We are at a crossroads in small arms development. Demands for improved weapon effectiveness have reached their apex. At the same time, the soldier’s burden has grown into a crisis so pressing even the Army Chief of Staff has acknowledged it in testimony to Congress. Soon the next ammunition configuration will be decided, as new technologies open the door for a rethinking of the infantry’s most basic weapons.
Whatever round they choose, it has to be light. Here’s why, in one simple example.

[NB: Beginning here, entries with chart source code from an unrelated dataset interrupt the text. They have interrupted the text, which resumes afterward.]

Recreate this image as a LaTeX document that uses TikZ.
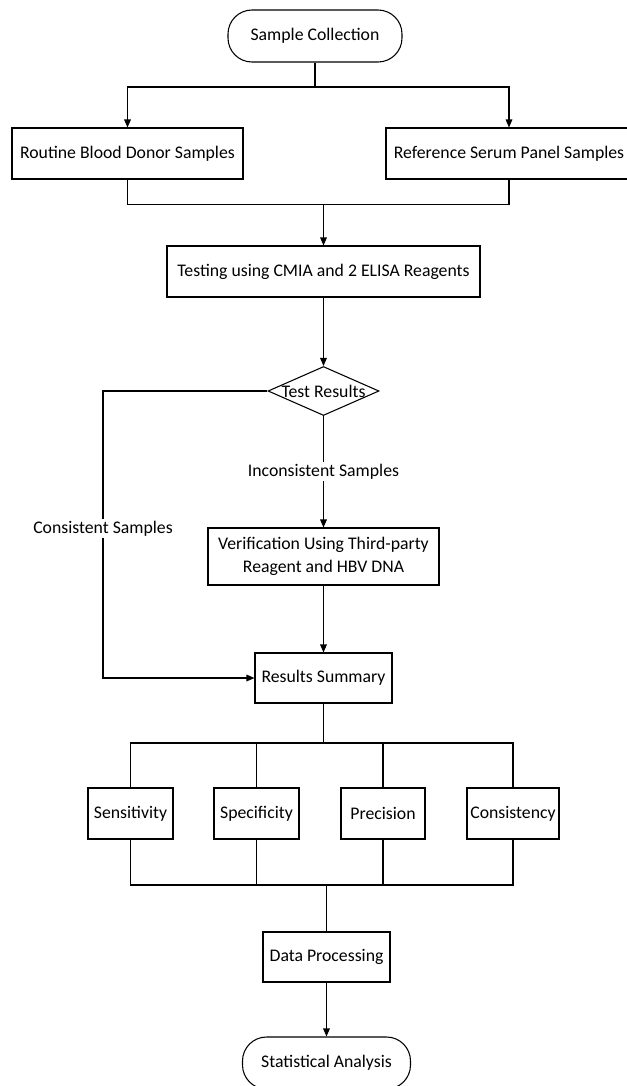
\documentclass[tikz,border=0pt]{standalone}
\usepackage{fontspec}
\setmainfont{Carlito}
\usetikzlibrary{arrows.meta,shapes.geometric}

\begin{document}
\begin{tikzpicture}[x=0.75pt,y=-0.75pt,line width=0.8pt,font=\fontsize{13.3}{17.5}\selectfont,
  box/.style={draw,minimum height=51*0.75pt,inner sep=2pt},
  term/.style={draw,rounded corners=18pt,minimum height=52*0.75pt},
  arr/.style={-{Triangle[length=6pt,width=5pt]}},
  lbl/.style={fill=white,inner sep=1.5pt}]
\useasboundingbox (0,0) rectangle (627,1086);
% nodes, at pixel positions
\node[term,minimum width=174*0.75pt] (coll) at (315,36) {Sample Collection};
\node[box,minimum width=231*0.75pt] (routine) at (127.5,153.5) {Routine Blood Donor Samples};
\node[box,minimum width=246*0.75pt] (refer) at (509,153.5) {Reference Serum Panel Samples};
\node[box,minimum width=313*0.75pt] (test) at (323.5,271.5) {Testing using CMIA and 2 ELISA Reagents};
\node[draw,diamond,inner sep=0pt,minimum width=111*0.75pt,minimum height=49*0.75pt] (dia) at (323.5,391) {\makebox[0pt]{Test Results}};
\node[box,align=center,minimum width=231*0.75pt,minimum height=57*0.75pt] (verif) at (323.5,556.5) {Verification Using Third-party\\Reagent and HBV DNA};
\node[box,minimum width=137*0.75pt,minimum height=50*0.75pt] (summ) at (323.5,678) {Results Summary};
\node[box,minimum width=85*0.75pt] (sens) at (130.5,813.5) {Sensitivity};
\node[box,minimum width=85*0.75pt] (spec) at (256.5,813.5) {Specificity};
\node[box,minimum width=84*0.75pt] (prec) at (383,813.5) {Precision};
\node[box,minimum width=92*0.75pt] (cons) at (513,813.5) {Consistency};
\node[box,minimum width=127*0.75pt,minimum height=50*0.75pt] (proc) at (326.5,957) {Data Processing};
\node[term,minimum width=168*0.75pt] (stat) at (326.5,1063) {Statistical Analysis};
% connectors
\coordinate (split) at (315,87); \coordinate (merge) at (323.5,204.5);
\coordinate (cleft) at (103,391);
\coordinate (fan) at (323.5,743); \coordinate (join) at (326.5,885);
\draw (coll) -- (split); \draw[arr] (split) -| (routine); \draw[arr] (split) -| (refer);
\draw (routine) |- (merge) -| (refer); \draw[arr] (merge) -- (test);
\draw[arr] (test) -- (dia);
\draw[arr] (dia) -- node[lbl]{Inconsistent Samples} (verif);
\draw[arr] (dia.west) -- (cleft) |- node[lbl,pos=0.24]{Consistent Samples} (summ);
\draw[arr] (verif) -- (summ);
\draw (summ) -- (fan);
\foreach \n in {sens,spec,prec,cons} \draw (fan) -| (\n);
\foreach \n in {sens,spec,prec,cons} \draw (\n) |- (join);
\draw (join) -- (proc); \draw[arr] (proc) -- (stat);
\end{tikzpicture}
\end{document}
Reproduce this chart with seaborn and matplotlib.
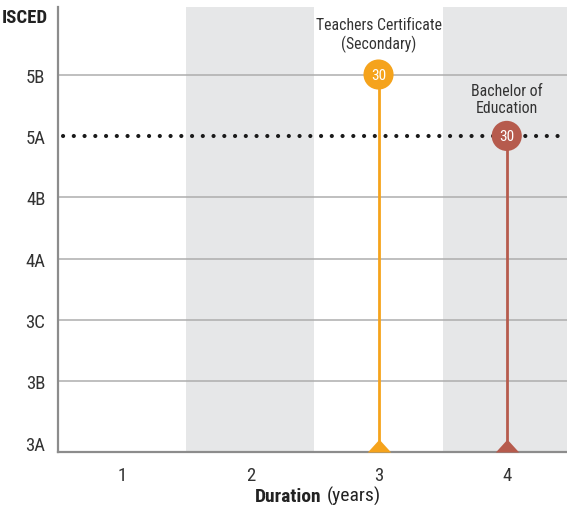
import matplotlib
matplotlib.use("Agg")
import matplotlib.pyplot as plt
import seaborn as sns
import pandas as pd

# ---- data ----
levels = ["3A", "3B", "3C", "4A", "4B", "5A", "5B"]
durations = [1, 2, 3, 4]
programs = ["Teachers Certificate\n(Secondary)", "Bachelor of\nEducation"]
prog_duration = [3, 4]
prog_level = ["5B", "5A"]
prog_value = [30, 30]
prog_colors = ["#F5A31C", "#B65B4D"]
shaded_durations = [2, 4]
reference_level = "5A"

sns.set_style("white")
plt.rcParams["font.family"] = ["Roboto Condensed", "DejaVu Sans"]

fig = plt.figure(figsize=(5.67, 5.06), dpi=100)
ax = fig.add_axes([58 / 567, 53 / 506, 1 - 58 / 567, (453 - 8) / 506])

lvl_idx = {l: i for i, l in enumerate(levels)}
df = pd.DataFrame({
    "program": programs,
    "duration": prog_duration,
    "level": [lvl_idx[l] for l in prog_level],
    "value": prog_value,
})

ymin, ymax = -0.15, 7.10
ax.set_xlim(0.5, 4.47)
ax.set_ylim(ymin, ymax)

# shaded bands
for d in shaded_durations:
    ax.axvspan(d - 0.5, d + 0.5, color="#E6E7E8", zorder=0, lw=0)

# gridlines
for i, l in enumerate(levels):
    if i == 0 or l == reference_level:
        continue
    ax.axhline(i, color="#ADADAD", lw=1.1, zorder=1)

# dotted reference line
ax.axhline(lvl_idx[reference_level], color="#1a1a1a", lw=3.0,
           linestyle=(1.37, (0.01, 2.57)), dash_capstyle="round", zorder=2)

# stems
for k, r in df.iterrows():
    c = prog_colors[k]
    ax.vlines(r["duration"], ymin, r["level"], color=c, lw=2.0, zorder=3)
    ax.plot([r["duration"]], [ymin], marker=[(-1, 0), (1, 0), (0, 1.1)],
            markersize=18.5, color=c, clip_on=False, zorder=6, mew=0)

sns.scatterplot(data=df, x="duration", y="level", hue="program",
                palette=prog_colors, s=470, edgecolor="none", legend=False,
                ax=ax, zorder=5)

for i, r in df.iterrows():
    ax.text(r["duration"], r["level"], str(r["value"]), color="white",
            ha="center", va="center", fontsize=11, zorder=7)
    ax.annotate(r["program"], (r["duration"], r["level"]),
                xytext=(0, 29 if i == 0 else 26.5), textcoords="offset points",
                ha="center", va="center", fontsize=11.3, color="#333333",
                linespacing=1.2, zorder=7)

ax.set_xticks(durations)
ax.set_xticklabels([str(d) for d in durations])
ax.set_yticks(range(len(levels)))
ax.set_yticklabels(levels)
ax.tick_params(axis="both", length=0, labelsize=13.5, colors="#333333")
ax.tick_params(axis="y", pad=9)
ax.tick_params(axis="x", pad=10)
ax.set_xlabel("")
ax.set_ylabel("")

for s in ["top", "right"]:
    ax.spines[s].set_visible(False)
for s in ["left", "bottom"]:
    ax.spines[s].set_color("#8C8C8C")
    ax.spines[s].set_linewidth(1.6)
    ax.spines[s].set_zorder(4)

fig.text(48 / 567, 1 - 23 / 506, "ISCED", ha="right", va="baseline",
         fontsize=13.5, fontweight="bold", color="#222222")
fig.text(322 / 567, 1 - 502 / 506, "Duration", ha="right", va="baseline",
         fontsize=14, fontweight="bold", color="#222222")
fig.text(327 / 567, 1 - 502 / 506, "(years)", ha="left", va="baseline",
         fontsize=14, color="#222222")

fig.savefig("out.png", dpi=100)
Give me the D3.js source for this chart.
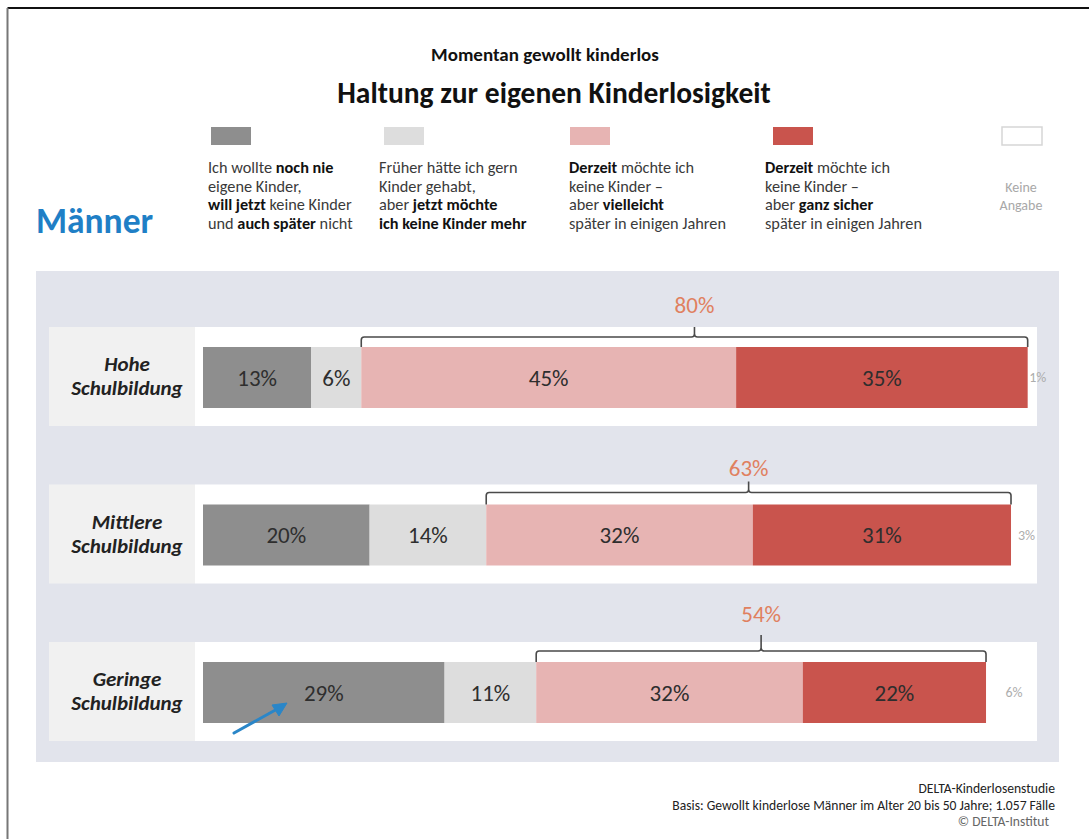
<!DOCTYPE html>
<html lang="de">
<head>
<meta charset="utf-8">
<title>Haltung zur eigenen Kinderlosigkeit</title>
<script src="https://cdn.jsdelivr.net/npm/d3@7/dist/d3.min.js"></script>
<style>
  html, body { margin: 0; padding: 0; background: #fff; }
  svg { display: block; font-family: Carlito, Lato, "Open Sans", sans-serif; }
</style>
</head>
<body>
<svg id="chart" width="1089" height="839"></svg>
<script>
// Bildungsgruppen (Zeilen)
const groups = [["Hohe", "Schulbildung"], ["Mittlere", "Schulbildung"], ["Geringe", "Schulbildung"]];

// Antwortkategorien
const categories = ["nochNie", "frueher", "vielleicht", "ganzSicher", "keineAngabe"];

// Anteile in Prozent je Gruppe, in Reihenfolge der Kategorien
const nochNie    = [13, 20, 29];
const frueher    = [6, 14, 11];
const vielleicht = [45, 32, 32];
const ganzSicher = [35, 31, 22];
const keineAngabe = [1, 3, 6];

const colors = ["#8e8e8e", "#dddddd", "#e7b4b3", "#c9544d", "#ffffff"];

// Legendentexte: Zeilen aus [Text, fett?]
const legendTexts = [
  [[["Ich wollte ", false], ["noch nie", true]], [["eigene Kinder,", false]], [["will jetzt", true], [" keine Kinder", false]], [["und ", false], ["auch später", true], [" nicht", false]]],
  [[["Früher hätte ich gern", false]], [["Kinder gehabt,", false]], [["aber ", false], ["jetzt möchte", true]], [["ich keine Kinder mehr", true]]],
  [[["Derzeit", true], [" möchte ich", false]], [["keine Kinder –", false]], [["aber ", false], ["vielleicht", true]], [["später in einigen Jahren", false]]],
  [[["Derzeit", true], [" möchte ich", false]], [["keine Kinder –", false]], [["aber ", false], ["ganz sicher", true]], [["später in einigen Jahren", false]]],
  [[["Keine", false]], [["Angabe", false]]]
];

const footer = ["DELTA-Kinderlosenstudie", "Basis: Gewollt kinderlose Männer im Alter 20 bis 50 Jahre; 1.057 Fälle", "©  DELTA-Institut"];

const values = [nochNie, frueher, vielleicht, ganzSicher, keineAngabe];
const rows = groups.map((g, i) => {
  let acc = 0;
  const segs = categories.map((c, k) => {
    const v = values[k][i];
    const s = { key: c, k, v, x0: acc, x1: acc + v };
    acc += v;
    return s;
  });
  return { label: g, segs };
});

const svg = d3.select("#chart");

// Rahmen
svg.append("line").attr("x1", 7.5).attr("x2", 1089).attr("y1", 8).attr("y2", 8)
  .attr("stroke", "#111").attr("stroke-width", 2);
svg.append("line").attr("x1", 7.5).attr("x2", 7.5).attr("y1", 8).attr("y2", 839)
  .attr("stroke", "#777").attr("stroke-width", 2);

// Titel
svg.append("text").attr("x", 545).attr("y", 61).attr("text-anchor", "middle")
  .attr("font-size", 19).attr("font-weight", 700).attr("fill", "#111")
  .text("Momentan gewollt kinderlos");
svg.append("text").attr("x", 554).attr("y", 103).attr("text-anchor", "middle")
  .attr("font-size", 29.5).attr("font-weight", 700).attr("fill", "#111")
  .text("Haltung zur eigenen Kinderlosigkeit");

svg.append("text").attr("x", 36).attr("y", 233)
  .attr("font-size", 35.5).attr("font-weight", 700).attr("fill", "#1f7fc6")
  .text("Männer");

// Legende
const legendX = [211, 384, 570, 773, 1002];
const textX = [208, 379, 569, 765, 1021];
const lg = svg.append("g");
categories.forEach((c, k) => {
  lg.append("rect").attr("x", legendX[k]).attr("y", 127).attr("width", 40).attr("height", 18)
    .attr("fill", colors[k])
    .attr("stroke", k === 4 ? "#d6d6d6" : "none").attr("stroke-width", 1.5);
  const isNA = k === 4;
  const t = lg.append("text")
    .attr("text-anchor", isNA ? "middle" : "start")
    .attr("font-size", isNA ? 14 : 16.3)
    .attr("fill", isNA ? "#a8a8a8" : "#3a3a3a");
  legendTexts[k].forEach((line, li) => {
    line.forEach(([txt, bold], si) => {
      const ts = t.append("tspan").text(txt).attr("font-weight", bold ? 700 : 400)
        .attr("fill", bold ? "#111" : null);
      if (si === 0) {
        ts.attr("x", textX[k]).attr("y", (isNA ? 192 : 173) + li * (isNA ? 18 : 18.5));
      }
    });
  });
});

// Hintergrundfläche
svg.append("rect").attr("x", 36).attr("y", 271).attr("width", 1023).attr("height", 491)
  .attr("fill", "#e2e4ec");

const x = d3.scaleLinear().domain([0, 100]).range([203, 1036]);
const rowTop = d3.scalePoint().domain(d3.range(groups.length)).range([327, 642]);
const stripH = 99, barOff = 20, barH = 61;

const rowG = svg.selectAll("g.row").data(rows).join("g").attr("class", "row")
  .attr("transform", (d, i) => `translate(0,${rowTop(i)})`);

// Beschriftungsfeld und weißer Streifen
rowG.append("rect").attr("x", 49).attr("y", 0).attr("width", 146).attr("height", stripH)
  .attr("fill", "#f1f1f1");
rowG.append("rect").attr("x", 195).attr("y", 0).attr("width", x(100) - 195 + 1).attr("height", stripH)
  .attr("fill", "#ffffff");

rowG.append("text").attr("text-anchor", "middle").attr("font-size", 21)
  .attr("font-weight", 700).attr("font-style", "italic").attr("fill", "#222")
  .each(function (d) {
    const t = d3.select(this);
    d.label.forEach((s, li) => t.append("tspan").attr("x", 127).attr("y", 44 + li * 24).text(s));
  });

// "Keine Angabe"-Werte liegen unter den Balken
rowG.append("text").attr("class", "na")
  .attr("x", d => { const s = d.segs[4]; return (x(s.x0) + x(s.x1)) / 2 + (s.v < 2 ? 6 : 3); })
  .attr("y", barOff + barH / 2).attr("dy", "0.35em").attr("text-anchor", "middle")
  .attr("font-size", 14).attr("fill", "#adadad")
  .text(d => d.segs[4].v + "%");

// Balkensegmente
rowG.selectAll("rect.seg").data(d => d.segs.slice(0, 4)).join("rect").attr("class", "seg")
  .attr("x", s => x(s.x0)).attr("width", s => x(s.x1) - x(s.x0))
  .attr("y", barOff).attr("height", barH)
  .attr("fill", s => colors[s.k]);

// Werte
rowG.selectAll("text.val").data(d => d.segs.slice(0, 4)).join("text").attr("class", "val")
  .attr("x", s => (x(s.x0) + x(s.x1)) / 2)
  .attr("y", barOff + barH / 2)
  .attr("dy", "0.36em").attr("text-anchor", "middle")
  .attr("font-size", 23)
  .attr("fill", "#2e2e2e")
  .text(s => s.v + "%");

// Klammer über "Derzeit keine Kinder" (vielleicht + ganz sicher)
const bracketLift = [10, 12, 11];
const tickLen = [10, 11, 16];
const labelGap = [32, 25, 37];
rowG.each(function (d, i) {
  const g = d3.select(this);
  const a = d.segs[2], b = d.segs[3];
  const x0 = x(a.x0), x1 = x(b.x1), xm = (x0 + x1) / 2;
  const yb = barOff, yl = barOff - bracketLift[i], r = 3;
  const p = d3.path();
  p.moveTo(x0, yb);
  p.lineTo(x0, yl + r);
  p.quadraticCurveTo(x0, yl, x0 + r, yl);
  p.lineTo(xm - r, yl);
  p.quadraticCurveTo(xm, yl, xm, yl - r);
  p.lineTo(xm, yl - tickLen[i]);
  p.moveTo(xm, yl - r);
  p.quadraticCurveTo(xm, yl, xm + r, yl);
  p.lineTo(x1 - r, yl);
  p.quadraticCurveTo(x1, yl, x1, yl + r);
  p.lineTo(x1, yb);
  g.append("path").attr("d", p.toString()).attr("fill", "none")
    .attr("stroke", "#4a4a4a").attr("stroke-width", 1.6);
  g.append("text").attr("x", xm).attr("y", yl - labelGap[i]).attr("dy", "0.36em")
    .attr("text-anchor", "middle")
    .attr("font-size", 23).attr("fill", "#e0805f")
    .text((a.v + b.v) + "%");
});

// Pfeil auf 29 % (geringe Schulbildung)
const ar = svg.append("g").attr("stroke", "#2a86c8").attr("fill", "#2a86c8");
ar.append("line").attr("x1", 234).attr("y1", 733).attr("x2", 279).attr("y2", 708)
  .attr("stroke-width", 3).attr("stroke-linecap", "round");
ar.append("path").attr("d", "M287,703 L272,705 L279,716 Z").attr("stroke-width", 1);

// Quellenangabe
svg.append("g").selectAll("text").data(footer).join("text")
  .attr("x", (d, i) => i === 2 ? 1049 : 1055)
  .attr("y", (d, i) => 793 + i * 16.5)
  .attr("text-anchor", "end").attr("font-size", 13.6)
  .attr("fill", (d, i) => i === 2 ? "#666" : "#222")
  .text(d => d);
</script>
</body>
</html>
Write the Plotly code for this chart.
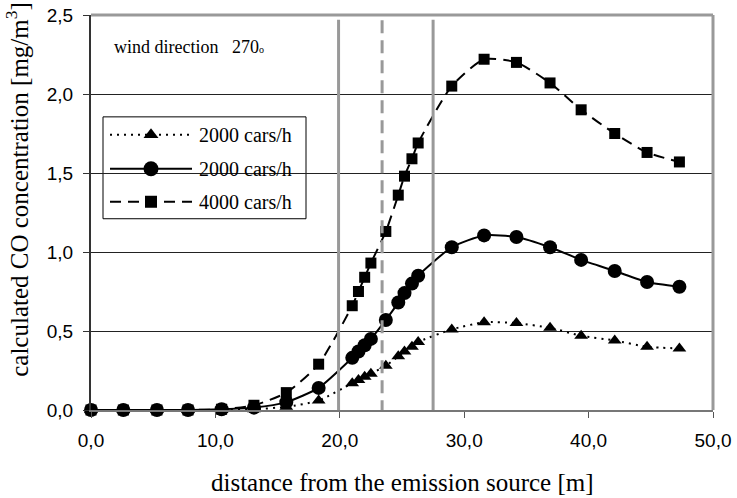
import plotly.graph_objects as go

# distance from the emission source [m]
distance = [0.0, 2.6, 5.3, 7.8, 10.5, 13.1, 15.7, 18.3,
            21.0, 21.5, 22.0, 22.5, 23.7, 24.7, 25.2, 25.8, 26.3,
            29.0, 31.6, 34.2, 36.9, 39.4, 42.1, 44.7, 47.3]

# calculated CO concentration [mg/m3]
co_2000_a = [0.0, 0.0, 0.0, 0.0, 0.0, 0.005, 0.02, 0.06,
             0.17, 0.19, 0.21, 0.23, 0.28, 0.34, 0.37, 0.40, 0.43,
             0.51, 0.555, 0.55, 0.52, 0.47, 0.44, 0.40, 0.39]
co_2000_b = [0.0, 0.0, 0.0, 0.0, 0.005, 0.015, 0.05, 0.14,
             0.33, 0.37, 0.41, 0.45, 0.57, 0.68, 0.74, 0.80, 0.85,
             1.03, 1.105, 1.095, 1.03, 0.95, 0.88, 0.81, 0.78]
co_4000 = [0.0, 0.0, 0.0, 0.0, 0.005, 0.03, 0.11, 0.29,
           0.66, 0.75, 0.84, 0.93, 1.13, 1.36, 1.48, 1.59, 1.69,
           2.05, 2.22, 2.20, 2.07, 1.90, 1.75, 1.63, 1.57]

series_names = ["2000 cars/h", "2000 cars/h", "4000 cars/h"]

# vertical reference lines (distance, dash style)
boundary_x = [19.9, 23.4, 27.5]
boundary_dash = ["solid", "13px,7px", "solid"]

x_ticks = [0, 10, 20, 30, 40, 50]
y_ticks = [0, 0.5, 1.0, 1.5, 2.0, 2.5]

SERIF = "Liberation Serif, Times New Roman, serif"
SANS = "Liberation Sans, Arial, sans-serif"

# line / marker style of each series
styles = [
    dict(dash="2px,5px", symbol="triangle-up", size=12),
    dict(dash="solid", symbol="circle", size=14),
    dict(dash="11px,7px", symbol="square", size=11),
]

fig = go.Figure()

for bx, dash in zip(boundary_x, boundary_dash):
    fig.add_shape(type="line", xref="x", yref="y", x0=bx, x1=bx, y0=-0.02, y1=2.47,
                  line=dict(color="#999999", width=3, dash=dash), layer="above")

for vals, st, name in zip([co_2000_a, co_2000_b, co_4000], styles, series_names):
    fig.add_trace(go.Scatter(
        x=distance, y=vals, name=name, mode="lines+markers", showlegend=False,
        cliponaxis=False,
        line=dict(color="black", width=2, dash=st["dash"], shape="spline", smoothing=0.6),
        marker=dict(symbol=st["symbol"], size=st["size"], color="black"),
    ))

# legend drawn on an overlay axis measured in pixels of the plot area
LEG_BOX = (103, 306, 117, 219)
LEG_ROWS = [135, 169, 202]
LEG_LINE = (110, 192)
LEG_TEXT_X = 197

fig.add_shape(type="rect", xref="x2", yref="y2",
              x0=LEG_BOX[0], x1=LEG_BOX[1], y0=LEG_BOX[2], y1=LEG_BOX[3],
              line=dict(color="black", width=1), fillcolor="white", layer="below")
for row_y, st, name in zip(LEG_ROWS, styles, series_names):
    fig.add_trace(go.Scatter(
        x=[LEG_LINE[0], LEG_LINE[1]], y=[row_y, row_y], xaxis="x2", yaxis="y2",
        mode="lines", showlegend=False, hoverinfo="skip",
        line=dict(color="black", width=2, dash=st["dash"])))
    fig.add_trace(go.Scatter(
        x=[(LEG_LINE[0] + LEG_LINE[1]) / 2], y=[row_y], xaxis="x2", yaxis="y2",
        mode="markers", showlegend=False, hoverinfo="skip",
        marker=dict(symbol=st["symbol"], size=st["size"] + 1, color="black")))
    fig.add_annotation(xref="x2", yref="y2", x=LEG_TEXT_X, y=row_y,
                       xanchor="left", yanchor="middle", text=name, showarrow=False,
                       font=dict(family=SERIF, size=20, color="black"))

fig.add_annotation(xref="x2", yref="y2", x=112, y=47, xanchor="left", yanchor="middle",
                   text="wind direction   270<span style=\"font-size:10px\">o</span>",
                   showarrow=False, font=dict(family=SERIF, size=18, color="black"))

# axis titles placed as annotations
fig.add_annotation(xref="paper", yref="paper", x=-0.119, y=0.56,
                   xanchor="center", yanchor="middle", textangle=-90, showarrow=False,
                   text="calculated CO concentration [mg/m<sup>3</sup>]",
                   font=dict(family=SERIF, size=25, color="black"))
fig.add_annotation(xref="paper", yref="paper", x=0.5, y=-0.183,
                   xanchor="center", yanchor="middle", showarrow=False,
                   text="distance from the emission source [m]",
                   font=dict(family=SERIF, size=25, color="black"))

fig.update_layout(
    width=737, height=498,
    margin=dict(l=91, r=24, t=15, b=88),
    paper_bgcolor="white", plot_bgcolor="white",
    separators=", ",
    showlegend=False,
    xaxis=dict(range=[0, 50], tickvals=x_ticks, tickformat=".1f", automargin=False,
               showgrid=False, zeroline=False,
               showline=True, linecolor="#777777", linewidth=2, mirror=False,
               ticks="outside", ticklen=6, tickcolor="#555555", ticklabelstandoff=6,
               tickfont=dict(family=SANS, size=19, color="black")),
    yaxis=dict(range=[0, 2.5], tickvals=y_ticks, tickformat=".1f", automargin=False,
               showgrid=True, gridcolor="#222222", gridwidth=1, zeroline=False,
               showline=True, linecolor="#333333", linewidth=2,
               ticks="outside", ticklen=6, tickcolor="#333333", ticklabelstandoff=6,
               tickfont=dict(family=SANS, size=19, color="black")),
    xaxis2=dict(overlaying="x", range=[91, 713], visible=False, fixedrange=True),
    yaxis2=dict(overlaying="y", range=[410.5, 15], visible=False, fixedrange=True),
)

# grey frame on the top and right sides of the plot area
fig.add_shape(type="line", xref="paper", yref="paper", x0=0, x1=1, y0=1, y1=1,
              line=dict(color="#999999", width=3))
fig.add_shape(type="line", xref="paper", yref="paper", x0=1, x1=1, y0=0, y1=1,
              line=dict(color="#999999", width=3))

fig.write_html("out.html")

Since both the load of the soldier and round effectiveness are serious concerns for the next small arms configuration, perhaps the right answer is to split the difference and go with something directly in the middle. However, “in the middle” probably doesn’t mean what you think. I’ll explain.
Let’s assume two rounds: One weighs 10 grams, while the other weighs 20. Since the first round is half the weight of the second, a soldier can carry twice as much per kilogram. Let’s go ahead and express that mathematically:
1000 g / 10 g = 100
1000 g / 20 g = 50
If we want something “in the middle”, we need a round that allows the soldier to carry more rounds than the 20 g round, but we decide it’s probably OK if he can’t carry as many as the 10 g round. 75 rounds is right in the middle of 100 and 50, and we determine that would be satisfactory. Simple intuition tells us this round needs to weigh 15 grams to give us that combat load:
1000 g / 15 g = 66.66… !!!
That’s right, splitting the difference does not give us a combat load in between the two rounds, it gives us a combat load twice as close to the 20 g round as the 10 gram round! This case illustrates that our natural intuition with numbers is wrong, that in fact the halfway point is somewhere else:
1000 g / 75 = 13.33… g
So, paradoxically, the midway point for a given combat load between the two rounds is twice as close to the lighter round as the heavier!
To drive the point home, we’ll repeat the example with the masses of two real rounds: 5.56mm NATO and 7.62mm NATO. 5.56mm weighs about 12 grams per shot; 7.62mm about 24 grams. Keeping in mind that the average of 12 and 24 is 18, let’s see how the math shakes out:
1000 g / 12 g = 83.33…
1000 g / 24 g = 41.66…
1000 g / (83.33… + 41.66…)/2 = 16 grams
It’s counter-intuitive, but it’s simple math. The next round has to be light, because the halfway point isn’t where you think it is.
(For the math geeks in the room, you have already figured out that it is the harmonic mean you need to use for this problem, not the arithmetic mean. Since this is a family-friendly site, I omitted these terms to keep things understandable for everyone.)